Knowing what he knows now, Johnson would have simply moved up a few feet and not left Edwards enough room. But once Edwards got his nose to Johnson’s quarter panel, there was no way for Johnson to defend against that move. Well … no clean way.
“The only thing you could do is potentially turn right and have him spin you head on into the wall and push you across the start/finish line,” Johnson says. “I have filed that away, if it needs to be done. But that’s about your only move, is to crash both of you, and hope you spin across the line in front of him.”
Back then, Johnson would not have made that move. He won so often he didn’t have to. But now he’s in the midst of a career-long winless streak, having not won since June 2017. If he is leading on the last lap now and someone tries to pull a Carl Edwards move on him, would he try that desperation, “turn into the wall, wreck us both and see what happens” move?
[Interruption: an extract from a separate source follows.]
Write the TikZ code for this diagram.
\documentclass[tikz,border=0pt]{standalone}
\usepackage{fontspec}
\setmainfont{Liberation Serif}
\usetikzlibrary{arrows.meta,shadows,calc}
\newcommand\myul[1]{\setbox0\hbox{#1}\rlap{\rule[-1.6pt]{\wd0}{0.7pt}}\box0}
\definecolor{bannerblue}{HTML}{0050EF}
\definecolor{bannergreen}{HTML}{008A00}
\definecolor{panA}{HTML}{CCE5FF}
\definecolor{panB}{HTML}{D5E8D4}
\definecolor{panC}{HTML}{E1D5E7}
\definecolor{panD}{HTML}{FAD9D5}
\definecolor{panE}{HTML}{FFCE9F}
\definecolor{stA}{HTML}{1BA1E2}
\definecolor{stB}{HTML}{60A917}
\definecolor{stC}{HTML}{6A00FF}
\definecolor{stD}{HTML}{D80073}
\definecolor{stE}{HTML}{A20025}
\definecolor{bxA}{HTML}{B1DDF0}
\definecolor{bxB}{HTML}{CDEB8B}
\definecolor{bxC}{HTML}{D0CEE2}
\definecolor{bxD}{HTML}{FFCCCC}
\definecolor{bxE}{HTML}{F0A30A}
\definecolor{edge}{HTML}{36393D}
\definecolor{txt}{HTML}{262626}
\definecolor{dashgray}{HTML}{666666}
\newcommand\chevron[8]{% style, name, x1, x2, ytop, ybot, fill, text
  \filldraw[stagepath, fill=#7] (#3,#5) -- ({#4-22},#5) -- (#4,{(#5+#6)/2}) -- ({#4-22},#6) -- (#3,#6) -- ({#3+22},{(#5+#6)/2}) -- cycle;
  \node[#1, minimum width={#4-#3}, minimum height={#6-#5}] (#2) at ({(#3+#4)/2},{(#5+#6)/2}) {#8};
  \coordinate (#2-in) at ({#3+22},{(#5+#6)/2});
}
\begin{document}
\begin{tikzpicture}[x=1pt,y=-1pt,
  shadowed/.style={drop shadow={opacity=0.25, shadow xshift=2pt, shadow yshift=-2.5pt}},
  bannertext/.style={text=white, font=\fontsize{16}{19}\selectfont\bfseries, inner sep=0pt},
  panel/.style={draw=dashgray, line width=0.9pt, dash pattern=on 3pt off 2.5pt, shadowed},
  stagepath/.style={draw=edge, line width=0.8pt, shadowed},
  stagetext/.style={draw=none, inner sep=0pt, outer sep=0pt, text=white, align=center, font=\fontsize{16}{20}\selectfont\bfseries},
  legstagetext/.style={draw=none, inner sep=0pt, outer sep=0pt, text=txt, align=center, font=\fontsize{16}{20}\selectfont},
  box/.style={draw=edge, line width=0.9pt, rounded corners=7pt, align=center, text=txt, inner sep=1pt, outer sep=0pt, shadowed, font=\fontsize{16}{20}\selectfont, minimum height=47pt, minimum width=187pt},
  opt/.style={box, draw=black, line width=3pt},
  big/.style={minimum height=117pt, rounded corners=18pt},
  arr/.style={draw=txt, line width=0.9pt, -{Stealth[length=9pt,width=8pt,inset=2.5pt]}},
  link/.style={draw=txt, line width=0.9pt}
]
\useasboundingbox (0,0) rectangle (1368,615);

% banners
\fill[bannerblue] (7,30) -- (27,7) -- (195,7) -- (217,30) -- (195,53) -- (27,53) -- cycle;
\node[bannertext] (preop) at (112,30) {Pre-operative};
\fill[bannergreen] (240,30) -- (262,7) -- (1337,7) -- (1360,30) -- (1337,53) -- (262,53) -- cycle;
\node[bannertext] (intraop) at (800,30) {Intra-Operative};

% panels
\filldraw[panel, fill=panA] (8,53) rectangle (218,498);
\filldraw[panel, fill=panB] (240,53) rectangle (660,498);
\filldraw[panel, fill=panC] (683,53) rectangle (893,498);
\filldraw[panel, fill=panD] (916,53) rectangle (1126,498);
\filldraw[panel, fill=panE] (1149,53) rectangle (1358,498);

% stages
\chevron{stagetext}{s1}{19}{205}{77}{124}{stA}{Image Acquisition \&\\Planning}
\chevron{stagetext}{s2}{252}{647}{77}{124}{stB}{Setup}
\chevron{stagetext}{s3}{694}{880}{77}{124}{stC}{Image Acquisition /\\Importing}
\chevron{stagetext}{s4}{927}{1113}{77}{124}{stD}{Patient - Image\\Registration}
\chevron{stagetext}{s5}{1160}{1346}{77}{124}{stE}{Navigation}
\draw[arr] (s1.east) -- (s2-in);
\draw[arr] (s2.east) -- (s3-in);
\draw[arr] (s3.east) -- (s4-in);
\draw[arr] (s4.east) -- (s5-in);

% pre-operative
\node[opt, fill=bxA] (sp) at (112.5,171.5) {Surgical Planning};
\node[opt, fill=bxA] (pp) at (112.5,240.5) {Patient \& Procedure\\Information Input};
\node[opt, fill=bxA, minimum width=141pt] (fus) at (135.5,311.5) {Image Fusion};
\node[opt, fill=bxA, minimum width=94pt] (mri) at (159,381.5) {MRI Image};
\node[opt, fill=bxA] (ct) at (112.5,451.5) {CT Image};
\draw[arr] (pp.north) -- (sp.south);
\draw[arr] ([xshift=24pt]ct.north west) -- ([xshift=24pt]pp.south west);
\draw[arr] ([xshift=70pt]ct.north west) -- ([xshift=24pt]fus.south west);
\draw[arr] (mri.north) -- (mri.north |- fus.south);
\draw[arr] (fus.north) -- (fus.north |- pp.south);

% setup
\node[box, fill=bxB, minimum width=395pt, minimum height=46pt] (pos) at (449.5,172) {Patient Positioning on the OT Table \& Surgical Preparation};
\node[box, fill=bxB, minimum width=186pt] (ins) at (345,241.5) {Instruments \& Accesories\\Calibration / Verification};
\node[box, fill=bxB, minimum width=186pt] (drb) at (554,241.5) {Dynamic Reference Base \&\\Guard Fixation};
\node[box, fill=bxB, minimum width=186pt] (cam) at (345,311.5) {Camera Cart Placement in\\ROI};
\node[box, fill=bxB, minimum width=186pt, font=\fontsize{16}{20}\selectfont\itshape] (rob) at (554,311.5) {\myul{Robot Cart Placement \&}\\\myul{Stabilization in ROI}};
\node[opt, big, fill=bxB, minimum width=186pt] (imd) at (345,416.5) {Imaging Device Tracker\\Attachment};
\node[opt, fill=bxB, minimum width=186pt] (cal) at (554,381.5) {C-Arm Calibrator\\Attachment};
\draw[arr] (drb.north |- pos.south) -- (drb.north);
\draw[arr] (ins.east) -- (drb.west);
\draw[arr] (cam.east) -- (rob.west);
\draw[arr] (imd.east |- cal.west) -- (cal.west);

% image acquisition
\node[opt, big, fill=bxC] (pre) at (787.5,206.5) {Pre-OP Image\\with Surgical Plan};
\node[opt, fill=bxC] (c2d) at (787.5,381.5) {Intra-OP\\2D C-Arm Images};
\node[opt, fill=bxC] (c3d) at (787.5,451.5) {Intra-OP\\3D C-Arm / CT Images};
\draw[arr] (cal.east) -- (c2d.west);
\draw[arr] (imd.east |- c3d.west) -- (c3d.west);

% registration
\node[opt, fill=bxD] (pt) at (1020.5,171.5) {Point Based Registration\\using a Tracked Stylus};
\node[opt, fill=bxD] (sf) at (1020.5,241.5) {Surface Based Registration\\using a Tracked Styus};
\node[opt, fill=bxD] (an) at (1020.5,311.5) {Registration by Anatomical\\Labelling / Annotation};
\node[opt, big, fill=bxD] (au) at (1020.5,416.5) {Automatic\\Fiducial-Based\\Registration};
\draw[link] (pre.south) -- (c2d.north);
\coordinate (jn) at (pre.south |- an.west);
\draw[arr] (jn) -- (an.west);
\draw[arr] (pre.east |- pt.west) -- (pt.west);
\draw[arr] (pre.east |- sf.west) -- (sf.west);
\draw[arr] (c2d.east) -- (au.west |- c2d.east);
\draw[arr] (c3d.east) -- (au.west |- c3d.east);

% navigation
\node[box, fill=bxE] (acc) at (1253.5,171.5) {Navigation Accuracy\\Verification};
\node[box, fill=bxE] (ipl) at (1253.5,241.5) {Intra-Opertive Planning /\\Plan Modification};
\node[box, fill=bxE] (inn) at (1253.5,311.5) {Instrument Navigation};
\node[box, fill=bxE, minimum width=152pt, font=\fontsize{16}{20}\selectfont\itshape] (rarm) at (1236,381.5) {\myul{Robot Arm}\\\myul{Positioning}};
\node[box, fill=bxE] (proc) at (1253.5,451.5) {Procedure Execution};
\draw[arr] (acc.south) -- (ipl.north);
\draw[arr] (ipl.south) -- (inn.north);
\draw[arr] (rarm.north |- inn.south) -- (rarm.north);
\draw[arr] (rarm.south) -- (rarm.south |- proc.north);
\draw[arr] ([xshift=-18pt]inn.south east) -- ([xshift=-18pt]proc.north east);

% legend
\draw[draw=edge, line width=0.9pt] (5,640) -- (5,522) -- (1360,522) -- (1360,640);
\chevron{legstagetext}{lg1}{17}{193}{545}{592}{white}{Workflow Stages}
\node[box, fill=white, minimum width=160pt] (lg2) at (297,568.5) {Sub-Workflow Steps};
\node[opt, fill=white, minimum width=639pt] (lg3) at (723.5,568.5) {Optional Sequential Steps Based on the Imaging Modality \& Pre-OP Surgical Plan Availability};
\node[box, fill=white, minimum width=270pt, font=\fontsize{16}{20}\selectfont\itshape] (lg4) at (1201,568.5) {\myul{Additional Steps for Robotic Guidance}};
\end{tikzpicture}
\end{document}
“Absolutely,” says Johnson, who has 83 race wins, seven championships and is in the conversation for greatest driver of all time.
UNWRITTEN RULE No 6.
Losing that way hurts, bad.
Don’t feel too bad for Johnson. He passed Jeff Gordon (teammate, Talladega, 2011), Brian Vickers (teammate, Talladega, 2006), Matt Kenseth (Las Vegas, 2006) and Bobby Labonte (Charlotte, 2005) for wins on the last lap. He did the same thing to Kenseth and Labonte that Edwards did to him: He got to their rear quarter-panels at precisely the right time to slow them down and pass them for the win. TV cameras captured Labonte kicking his car in frustration after the race was over. Kenseth, whose sense of humor is as dry as the desert Las Vegas Motor Speedway sits in, sought out Johnson afterward, mustered all the deadpan delivery he could, and said, “thanks.”
Most reactions from drivers who lose on last lap passes are less printable than that.
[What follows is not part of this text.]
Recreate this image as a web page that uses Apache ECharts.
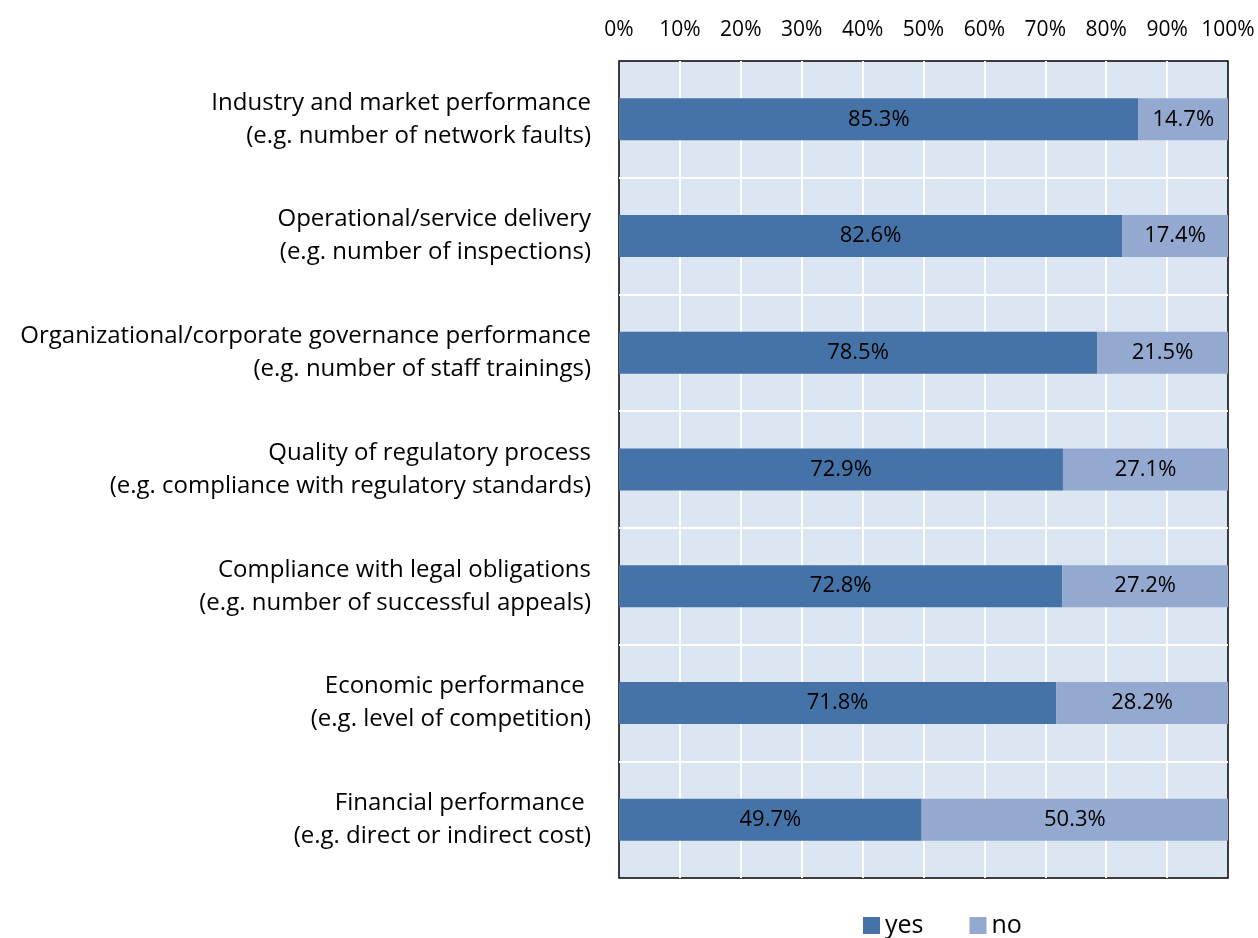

Keselowski says the high of the joy of a last-lap pass for the win is better than the low of the misery of losing that way. Then again, he has won that way five times and only lost that way once, when Marcos Ambrose passed him on the final lap at Watkins Glen in 2012. But the consensus seems to be that losing on a last-lap pass hurts more than winning on a last lap feels good.
A last-lap pass for the win is often seen as stealing one, while losing on a last-lap pass is seen as giving one away. To sponsors, team owners, crew guys and especially drivers, giving one away is the worst possible outcome, while stealing one is not the best. Dominating and then winning is. It’s a subtle difference, but a difference nonetheless.
“The misery is worse than the joy,” says Stewart, who took the white flag but not the checkered in the 2008 Daytona 500 and again at Talladega in 2012. “Race car drivers are competitive, and we hate to lose. We all love to win, but we really hate to lose.”